▼▼▼
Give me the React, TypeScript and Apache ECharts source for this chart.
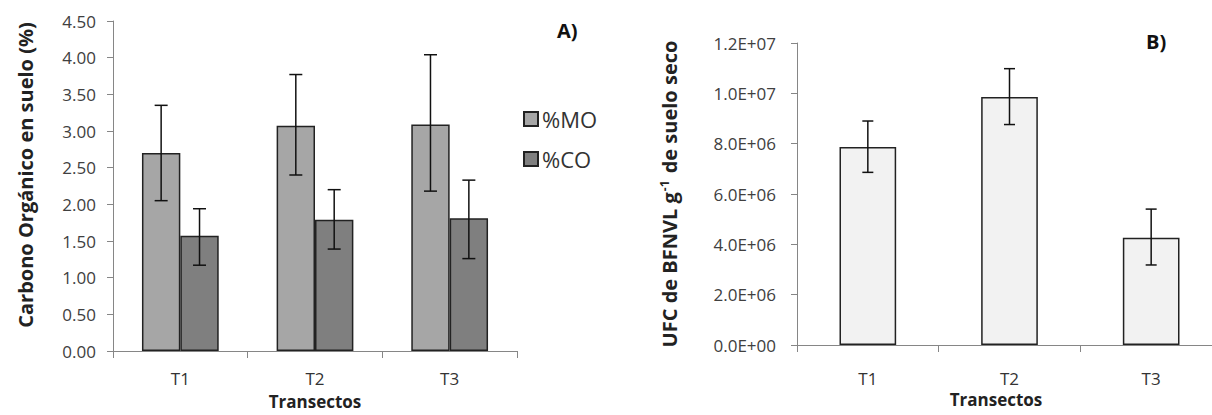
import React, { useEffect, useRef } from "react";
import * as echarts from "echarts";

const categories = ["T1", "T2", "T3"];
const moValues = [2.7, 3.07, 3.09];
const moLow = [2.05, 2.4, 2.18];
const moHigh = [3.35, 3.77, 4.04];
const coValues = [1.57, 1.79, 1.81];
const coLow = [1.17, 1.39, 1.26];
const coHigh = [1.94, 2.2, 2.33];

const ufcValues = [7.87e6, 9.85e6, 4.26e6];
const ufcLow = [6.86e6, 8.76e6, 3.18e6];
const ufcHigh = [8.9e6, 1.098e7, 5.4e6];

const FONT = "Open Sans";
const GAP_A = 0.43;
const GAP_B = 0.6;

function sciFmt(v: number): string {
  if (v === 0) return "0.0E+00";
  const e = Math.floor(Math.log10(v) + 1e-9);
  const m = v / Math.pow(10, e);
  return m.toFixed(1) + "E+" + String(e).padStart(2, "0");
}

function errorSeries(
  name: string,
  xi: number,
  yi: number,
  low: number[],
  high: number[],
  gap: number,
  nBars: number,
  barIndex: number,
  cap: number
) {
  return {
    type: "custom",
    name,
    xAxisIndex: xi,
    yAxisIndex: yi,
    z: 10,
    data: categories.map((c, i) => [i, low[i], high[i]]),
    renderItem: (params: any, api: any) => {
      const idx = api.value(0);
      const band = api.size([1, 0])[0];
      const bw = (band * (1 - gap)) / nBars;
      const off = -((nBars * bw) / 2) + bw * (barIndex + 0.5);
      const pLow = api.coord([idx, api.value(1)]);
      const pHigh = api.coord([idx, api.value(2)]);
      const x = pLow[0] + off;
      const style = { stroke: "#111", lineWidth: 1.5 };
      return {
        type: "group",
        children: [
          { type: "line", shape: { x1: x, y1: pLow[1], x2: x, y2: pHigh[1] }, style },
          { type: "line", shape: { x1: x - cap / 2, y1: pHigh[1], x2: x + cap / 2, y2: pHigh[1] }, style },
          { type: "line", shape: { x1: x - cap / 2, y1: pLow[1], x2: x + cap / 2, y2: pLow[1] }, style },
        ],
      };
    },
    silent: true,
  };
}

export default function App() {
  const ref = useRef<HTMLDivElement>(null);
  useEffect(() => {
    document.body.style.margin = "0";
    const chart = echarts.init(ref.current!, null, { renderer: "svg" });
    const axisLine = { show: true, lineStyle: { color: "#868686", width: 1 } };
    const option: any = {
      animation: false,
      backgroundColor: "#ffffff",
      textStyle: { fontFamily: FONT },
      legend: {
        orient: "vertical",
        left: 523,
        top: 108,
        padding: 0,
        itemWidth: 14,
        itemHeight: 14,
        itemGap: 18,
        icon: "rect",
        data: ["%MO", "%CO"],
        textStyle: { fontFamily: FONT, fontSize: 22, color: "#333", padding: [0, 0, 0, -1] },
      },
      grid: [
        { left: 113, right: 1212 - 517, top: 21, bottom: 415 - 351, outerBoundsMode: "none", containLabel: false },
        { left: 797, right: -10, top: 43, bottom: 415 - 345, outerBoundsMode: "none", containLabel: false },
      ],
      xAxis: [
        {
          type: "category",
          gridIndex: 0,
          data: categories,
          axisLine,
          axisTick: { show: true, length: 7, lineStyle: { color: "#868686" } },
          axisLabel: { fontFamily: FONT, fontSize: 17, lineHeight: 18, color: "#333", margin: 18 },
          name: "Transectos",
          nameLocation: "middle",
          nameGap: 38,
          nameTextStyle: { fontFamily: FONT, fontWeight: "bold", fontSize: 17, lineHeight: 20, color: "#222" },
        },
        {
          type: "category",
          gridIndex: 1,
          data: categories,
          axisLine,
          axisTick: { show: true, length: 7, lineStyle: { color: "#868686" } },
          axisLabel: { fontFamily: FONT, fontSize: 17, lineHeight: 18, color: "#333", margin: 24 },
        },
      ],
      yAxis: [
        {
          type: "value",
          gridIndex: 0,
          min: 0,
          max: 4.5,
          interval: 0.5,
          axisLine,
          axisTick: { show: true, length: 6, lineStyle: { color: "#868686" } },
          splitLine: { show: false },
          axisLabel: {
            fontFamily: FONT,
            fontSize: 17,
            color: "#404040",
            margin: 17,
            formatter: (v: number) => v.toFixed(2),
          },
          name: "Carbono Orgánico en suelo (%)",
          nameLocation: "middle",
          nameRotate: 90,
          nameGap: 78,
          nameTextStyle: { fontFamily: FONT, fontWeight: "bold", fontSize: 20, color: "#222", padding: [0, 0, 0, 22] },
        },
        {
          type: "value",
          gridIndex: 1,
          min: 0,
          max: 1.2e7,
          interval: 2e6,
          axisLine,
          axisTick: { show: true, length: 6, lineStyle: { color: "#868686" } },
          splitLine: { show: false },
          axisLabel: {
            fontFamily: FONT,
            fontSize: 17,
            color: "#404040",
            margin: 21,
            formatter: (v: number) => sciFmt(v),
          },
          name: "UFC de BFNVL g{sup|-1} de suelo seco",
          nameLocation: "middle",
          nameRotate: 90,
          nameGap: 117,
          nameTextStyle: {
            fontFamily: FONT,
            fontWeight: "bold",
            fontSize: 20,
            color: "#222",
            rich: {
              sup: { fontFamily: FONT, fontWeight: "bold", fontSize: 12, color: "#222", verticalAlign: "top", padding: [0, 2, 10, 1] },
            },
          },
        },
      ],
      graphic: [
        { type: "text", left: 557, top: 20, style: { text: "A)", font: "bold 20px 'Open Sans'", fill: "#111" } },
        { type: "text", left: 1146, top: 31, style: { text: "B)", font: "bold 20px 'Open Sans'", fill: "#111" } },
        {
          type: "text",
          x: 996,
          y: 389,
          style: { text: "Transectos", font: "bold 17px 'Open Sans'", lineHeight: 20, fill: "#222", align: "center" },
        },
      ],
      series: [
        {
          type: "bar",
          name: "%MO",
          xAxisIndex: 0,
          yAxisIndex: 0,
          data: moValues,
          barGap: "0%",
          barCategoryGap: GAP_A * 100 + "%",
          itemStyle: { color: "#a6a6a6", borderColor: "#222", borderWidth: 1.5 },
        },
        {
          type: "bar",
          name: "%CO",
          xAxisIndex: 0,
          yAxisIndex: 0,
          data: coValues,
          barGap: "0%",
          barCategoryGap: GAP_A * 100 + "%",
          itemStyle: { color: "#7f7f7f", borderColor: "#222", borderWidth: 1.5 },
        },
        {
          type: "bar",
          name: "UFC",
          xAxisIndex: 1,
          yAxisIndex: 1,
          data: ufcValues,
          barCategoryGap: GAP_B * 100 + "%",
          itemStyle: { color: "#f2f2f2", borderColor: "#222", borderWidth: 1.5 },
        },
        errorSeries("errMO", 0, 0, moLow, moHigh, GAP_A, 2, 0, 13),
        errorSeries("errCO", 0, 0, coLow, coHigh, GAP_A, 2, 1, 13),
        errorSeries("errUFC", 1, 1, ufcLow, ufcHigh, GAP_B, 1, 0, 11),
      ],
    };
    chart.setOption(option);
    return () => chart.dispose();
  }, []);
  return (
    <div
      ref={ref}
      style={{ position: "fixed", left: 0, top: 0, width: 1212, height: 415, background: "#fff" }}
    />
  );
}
▲▲▲
Leave out the pictures and give the listing above again exactly.

#### EXERCISE ANSWER
Give me the React, TypeScript and Apache ECharts source for this chart.
import React, { useEffect, useRef } from "react";
import * as echarts from "echarts";

const categories = ["T1", "T2", "T3"];
const moValues = [2.7, 3.07, 3.09];
const moLow = [2.05, 2.4, 2.18];
const moHigh = [3.35, 3.77, 4.04];
const coValues = [1.57, 1.79, 1.81];
const coLow = [1.17, 1.39, 1.26];
const coHigh = [1.94, 2.2, 2.33];

const ufcValues = [7.87e6, 9.85e6, 4.26e6];
const ufcLow = [6.86e6, 8.76e6, 3.18e6];
const ufcHigh = [8.9e6, 1.098e7, 5.4e6];

const FONT = "Open Sans";
const GAP_A = 0.43;
const GAP_B = 0.6;

function sciFmt(v: number): string {
  if (v === 0) return "0.0E+00";
  const e = Math.floor(Math.log10(v) + 1e-9);
  const m = v / Math.pow(10, e);
  return m.toFixed(1) + "E+" + String(e).padStart(2, "0");
}

function errorSeries(
  name: string,
  xi: number,
  yi: number,
  low: number[],
  high: number[],
  gap: number,
  nBars: number,
  barIndex: number,
  cap: number
) {
  return {
    type: "custom",
    name,
    xAxisIndex: xi,
    yAxisIndex: yi,
    z: 10,
    data: categories.map((c, i) => [i, low[i], high[i]]),
    renderItem: (params: any, api: any) => {
      const idx = api.value(0);
      const band = api.size([1, 0])[0];
      const bw = (band * (1 - gap)) / nBars;
      const off = -((nBars * bw) / 2) + bw * (barIndex + 0.5);
      const pLow = api.coord([idx, api.value(1)]);
      const pHigh = api.coord([idx, api.value(2)]);
      const x = pLow[0] + off;
      const style = { stroke: "#111", lineWidth: 1.5 };
      return {
        type: "group",
        children: [
          { type: "line", shape: { x1: x, y1: pLow[1], x2: x, y2: pHigh[1] }, style },
          { type: "line", shape: { x1: x - cap / 2, y1: pHigh[1], x2: x + cap / 2, y2: pHigh[1] }, style },
          { type: "line", shape: { x1: x - cap / 2, y1: pLow[1], x2: x + cap / 2, y2: pLow[1] }, style },
        ],
      };
    },
    silent: true,
  };
}

export default function App() {
  const ref = useRef<HTMLDivElement>(null);
  useEffect(() => {
    document.body.style.margin = "0";
    const chart = echarts.init(ref.current!, null, { renderer: "svg" });
    const axisLine = { show: true, lineStyle: { color: "#868686", width: 1 } };
    const option: any = {
      animation: false,
      backgroundColor: "#ffffff",
      textStyle: { fontFamily: FONT },
      legend: {
        orient: "vertical",
        left: 523,
        top: 108,
        padding: 0,
        itemWidth: 14,
        itemHeight: 14,
        itemGap: 18,
        icon: "rect",
        data: ["%MO", "%CO"],
        textStyle: { fontFamily: FONT, fontSize: 22, color: "#333", padding: [0, 0, 0, -1] },
      },
      grid: [
        { left: 113, right: 1212 - 517, top: 21, bottom: 415 - 351, outerBoundsMode: "none", containLabel: false },
        { left: 797, right: -10, top: 43, bottom: 415 - 345, outerBoundsMode: "none", containLabel: false },
      ],
      xAxis: [
        {
          type: "category",
          gridIndex: 0,
          data: categories,
          axisLine,
          axisTick: { show: true, length: 7, lineStyle: { color: "#868686" } },
          axisLabel: { fontFamily: FONT, fontSize: 17, lineHeight: 18, color: "#333", margin: 18 },
          name: "Transectos",
          nameLocation: "middle",
          nameGap: 38,
          nameTextStyle: { fontFamily: FONT, fontWeight: "bold", fontSize: 17, lineHeight: 20, color: "#222" },
        },
        {
          type: "category",
          gridIndex: 1,
          data: categories,
          axisLine,
          axisTick: { show: true, length: 7, lineStyle: { color: "#868686" } },
          axisLabel: { fontFamily: FONT, fontSize: 17, lineHeight: 18, color: "#333", margin: 24 },
        },
      ],
      yAxis: [
        {
          type: "value",
          gridIndex: 0,
          min: 0,
          max: 4.5,
          interval: 0.5,
          axisLine,
          axisTick: { show: true, length: 6, lineStyle: { color: "#868686" } },
          splitLine: { show: false },
          axisLabel: {
            fontFamily: FONT,
            fontSize: 17,
            color: "#404040",
            margin: 17,
            formatter: (v: number) => v.toFixed(2),
          },
          name: "Carbono Orgánico en suelo (%)",
          nameLocation: "middle",
          nameRotate: 90,
          nameGap: 78,
          nameTextStyle: { fontFamily: FONT, fontWeight: "bold", fontSize: 20, color: "#222", padding: [0, 0, 0, 22] },
        },
        {
          type: "value",
          gridIndex: 1,
          min: 0,
          max: 1.2e7,
          interval: 2e6,
          axisLine,
          axisTick: { show: true, length: 6, lineStyle: { color: "#868686" } },
          splitLine: { show: false },
          axisLabel: {
            fontFamily: FONT,
            fontSize: 17,
            color: "#404040",
            margin: 21,
            formatter: (v: number) => sciFmt(v),
          },
          name: "UFC de BFNVL g{sup|-1} de suelo seco",
          nameLocation: "middle",
          nameRotate: 90,
          nameGap: 117,
          nameTextStyle: {
            fontFamily: FONT,
            fontWeight: "bold",
            fontSize: 20,
            color: "#222",
            rich: {
              sup: { fontFamily: FONT, fontWeight: "bold", fontSize: 12, color: "#222", verticalAlign: "top", padding: [0, 2, 10, 1] },
            },
          },
        },
      ],
      graphic: [
        { type: "text", left: 557, top: 20, style: { text: "A)", font: "bold 20px 'Open Sans'", fill: "#111" } },
        { type: "text", left: 1146, top: 31, style: { text: "B)", font: "bold 20px 'Open Sans'", fill: "#111" } },
        {
          type: "text",
          x: 996,
          y: 389,
          style: { text: "Transectos", font: "bold 17px 'Open Sans'", lineHeight: 20, fill: "#222", align: "center" },
        },
      ],
      series: [
        {
          type: "bar",
          name: "%MO",
          xAxisIndex: 0,
          yAxisIndex: 0,
          data: moValues,
          barGap: "0%",
          barCategoryGap: GAP_A * 100 + "%",
          itemStyle: { color: "#a6a6a6", borderColor: "#222", borderWidth: 1.5 },
        },
        {
          type: "bar",
          name: "%CO",
          xAxisIndex: 0,
          yAxisIndex: 0,
          data: coValues,
          barGap: "0%",
          barCategoryGap: GAP_A * 100 + "%",
          itemStyle: { color: "#7f7f7f", borderColor: "#222", borderWidth: 1.5 },
        },
        {
          type: "bar",
          name: "UFC",
          xAxisIndex: 1,
          yAxisIndex: 1,
          data: ufcValues,
          barCategoryGap: GAP_B * 100 + "%",
          itemStyle: { color: "#f2f2f2", borderColor: "#222", borderWidth: 1.5 },
        },
        errorSeries("errMO", 0, 0, moLow, moHigh, GAP_A, 2, 0, 13),
        errorSeries("errCO", 0, 0, coLow, coHigh, GAP_A, 2, 1, 13),
        errorSeries("errUFC", 1, 1, ufcLow, ufcHigh, GAP_B, 1, 0, 11),
      ],
    };
    chart.setOption(option);
    return () => chart.dispose();
  }, []);
  return (
    <div
      ref={ref}
      style={{ position: "fixed", left: 0, top: 0, width: 1212, height: 415, background: "#fff" }}
    />
  );
}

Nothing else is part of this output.